Corporations brand themselves as inclusive even when they pollute and commit human rights violations that make our world increasingly unfriendly, unliveable and less diverse
Meanwhile, corporations continue to brand themselves as inclusive even when (or perhaps precisely because) they continue to pollute and commit human rights violations that make our world increasingly unfriendly, unliveable and less diverse.
Yet not all is lost.
Activists around the world continue organising through, across and against diversity to challenge injustice. The Ogoni people in Nigeria are fighting against violences committed by proud Pride-sponsor Shell. Mexican maquiladora workers are challenging exploitation by some of the world’s biggest fashion brands. Kenyan agricultural employees of Del Monte are striking for better working conditions. (Ironically, the Human rights Campaign Foundation in 2022 recognised Del Monte among the Top 100 most inclusive employers.)
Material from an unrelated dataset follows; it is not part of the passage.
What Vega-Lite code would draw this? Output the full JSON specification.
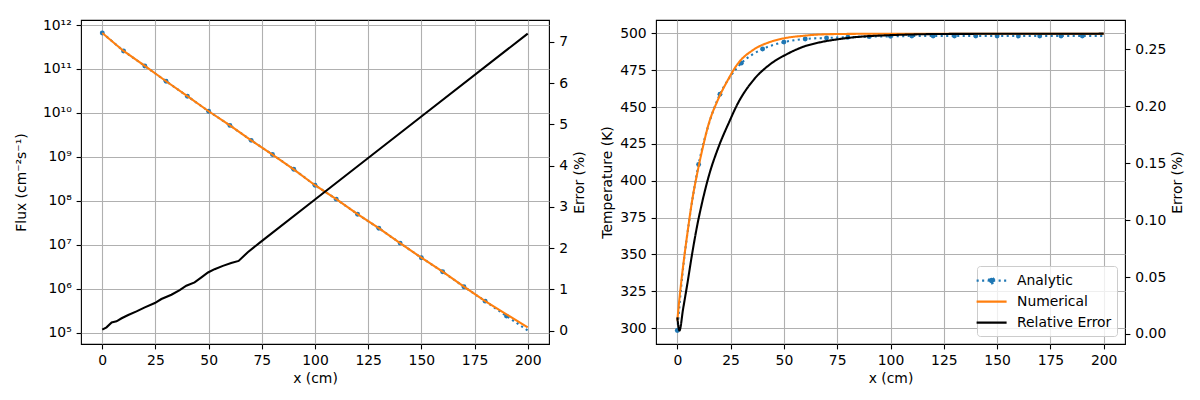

It is to these movements that we should turn to articulate a genuinely anti-capitalist form of diversity politics in the making of more liveable worlds.
This capitalist politics of diversity co-opts difference in order to not make a difference. Against this, we can mobilise our differences as grounds for political action, solidarity and resistance.
In The Gentrification of Queer Activism, I suggest that one way to do this is to push for a ‘wonkier’ approach to difference. Such an approach resists easily-packageable versions of our differences. Instead, it commits to the twisted proliferation of diversity that cannot be reconciled with profit-oriented endeavours. This is the kind of diversity which one still finds – albeit under constant threat – in social movement spaces, in cities, and in the language of activists who organise beyond the corporate world.
Daring to be different in a wonkier way entails recognising that identity struggles are never only about culture. Rather, they are, fundamentally, about struggles for economic justice. It entails resisting the fantasy that we will find in corporate allies a kind of inclusion denied elsewhere.
Only by (re)connecting differences to a broader critique of capitalism can we enact the kind of systemic democratic transformations promised by the invitation to ‘be different’.